By combining conservative engineering practices with Telegram’s newer monetization options, you can build a news bot that is both scalable and reliable. The key is to treat rate limits not as obstacles, but as design constraints that force you to build more resilient systems.
What happens if I exceed Telegram's bot rate limits?
If you exceed the limits, Telegram’s Bot API returns an HTTP 429 error with a retry_after field indicating how many seconds you must wait. Continuing to send requests after this warning can result in temporary blocking of your bot token, lasting from minutes to hours.
Can I increase my Telegram bot rate limits for free?

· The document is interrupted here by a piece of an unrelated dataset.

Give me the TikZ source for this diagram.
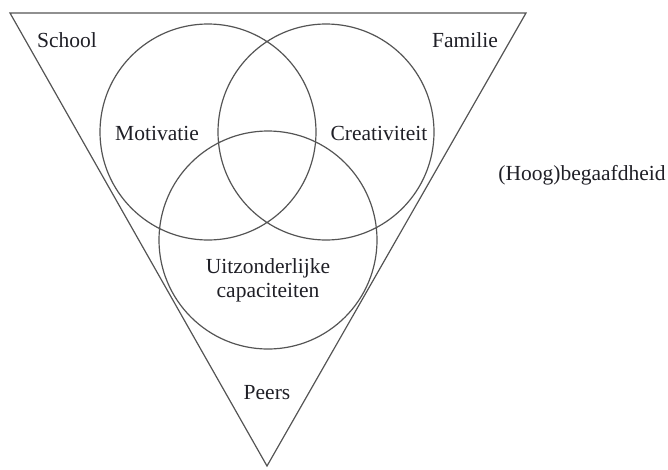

You can contact @BotSupport on Telegram to request manual limit increases, but there are no public criteria or guarantees. Most developers achieve higher throughput by optimizing their architecture (using channels, batching messages) or by adopting paid broadcasting.
How much does paid broadcasting cost on Telegram?
Paid broadcasting costs 0.1 Telegram Stars per message. As of 2026, this is approximately $0.002 per message. This allows you to send up to 1,000 messages per second, bypassing the standard 30 messages/second free limit.
Should I use webhooks or long polling for a news bot?
Webhooks are recommended for high-volume news bots because they provide lower latency and reduce server overhead. However, your webhook endpoint must respond within ~10 seconds, so you should process updates asynchronously using a message queue.
Does posting to a Telegram Channel count against bot rate limits?
No. Posting to a channel counts as a single message from your bot to Telegram. Telegram handles the distribution to all subscribers internally, so it does not consume your per-user or global outbound rate limits. This makes channels ideal for mass broadcasts.